T.C.

UYUŞMAZLIK MAHKEMESİ

          HUKUK BÖLÜMÜ

          ESAS NO     : 2018 / 156

          KARAR NO : 2018 / 151

          KARAR TR   : 26.3.2018

ÖZET : Sigortalı aracın uğradığı hasar bedelini  ödeyen sigorta şirketinin, zararın idarece giderilmesi istemiyle açtığı davanın, 2918 sayılı Yasanın 19.1.2011 tarihinde yürürlüğe giren 110. maddesi gözetildiğinde, ADLİ YARGI YERİNDE çözümlenmesi gerektiği hk.

 

 

 

 

  

 

K  A  R  A  R

 

Davacı       : G. Sigorta A.Ş.

Vekilleri    : Av.B.Ö., Av.A.B.

Davalı        : Karayolları Genel Müdürlüğü

 

O L A Y   : Davacı vekili; müvekkili şirkete sigortalı 61 VY... plaka sayılı aracın, 18.12.2016 tarihinde davalının yapım, bakım, onarım ve işletilmesinden sorumlu olduğu yolda meydana gelen maddi hasarlı trafik kazasına karıştığını, yapılan ekspertiz incelemesi ile, sigortalı araçta tam ziya (pert) halinin söz konusu olduğunu,  ve aracın piyasa rayiç değeri 62.000,00-TL.nin hasar tazminat bedeli olarak müvekkil şirket tarafından 31.01.2017 tarihinde ödendiğini, böylelikle müvekkil şirketin Türk Ticaret Kanunu'nun 1472. maddesi uyarınca sigortalının haklarına halef olduğunu; Trafik Kazası Tespit Tutanağında; "Bu kazanın oluşumunda asfalt zeminin aşırı buzlu olması ve kaygan olması herhangi bir tuzlamanın kaza öncesinde ve kaza anında olmadığı kaza yerinde yapılan inceleme ve araştırmadan anlaşılmıştır. " tespitinin yapıldığını; ödenen 62.000,00 TL.den, aracın sovtaj bedeli olan 34.052,00 TL'nin mahsup edilmesi sonucu 27.948,00 TL. kaldığını ifade ederek; fazlaya ilişkin tüm talep ve dava hakları saklı kalmak kaydıyla, 27.948,00-TL'nin ödeme tarihinden itibaren işleyecek yasal faiziyle birlikte tahsili istemiyle 18.5.2017 tarihinde adli yargı yerinde dava açmıştır.

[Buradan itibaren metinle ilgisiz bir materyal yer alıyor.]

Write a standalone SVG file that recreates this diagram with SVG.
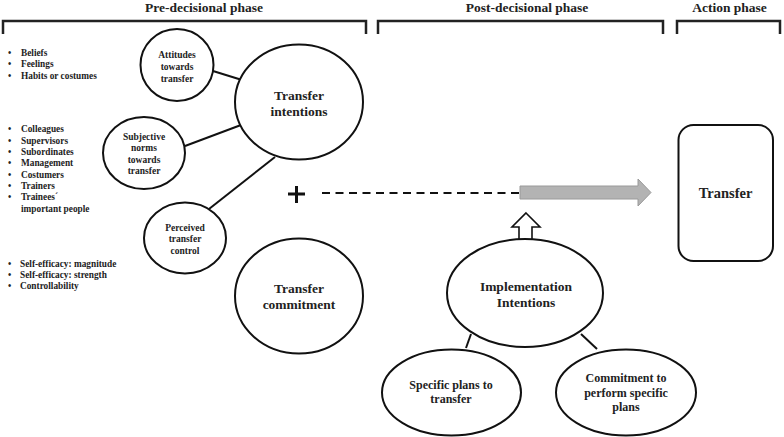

ANKARA 17.ASLİYE HUKUK MAHKEMESİ; 18.5.2017 gün ve E:2017/239, K:2017/232 sayı ile “(…)2577 sayılı İdari Yargılama Usulü Kanununun 2/1-b maddesi gereğince "İdari eylem ve işlemlerden dolayı kişisel hakları doğrudan muhtel olanlar tarafından açılan tam yargı davalarının" idare mahkemelerinde açılması gerektiği, somut olayda ise, davacı tarafın, meydana gelen trafik kazası sonucu kendi sigortalısına ödemiş olduğu miktarı, yolda gerekli bakım ve onarımı (tuzlama yapılmaması vesair) yapmayan, güvenlik tedbirlerini almayan ve görev ve sorumluluğunu usulen yerine getirmediği belirtilen Karayolları Genel Müdürlüğünün hizmet kusuru olduğundan bahisle, TTK.nun 1472 ve devamı maddeleri gereğince, rücuen tazmini talebinde bulunduğu, buna karşın, idari eylem ve işlemlerden dolayı kişisel hakları doğrudan zarar görenler tarafından açılacak tam yargı davalarının, idari yargı mercilerine açılması gerektiği ve HMK.nun 114/b- 115/2 maddesi gereğince, yargı yolunun caiz olmasının dava şartı olduğu ve yargılamanın her aşamasında ve kendiliğinden mahkemece göz önünde tutulması gerektiği dikkate alınarak, aşağıdaki şekilde karar verilmesi gerekmiştir.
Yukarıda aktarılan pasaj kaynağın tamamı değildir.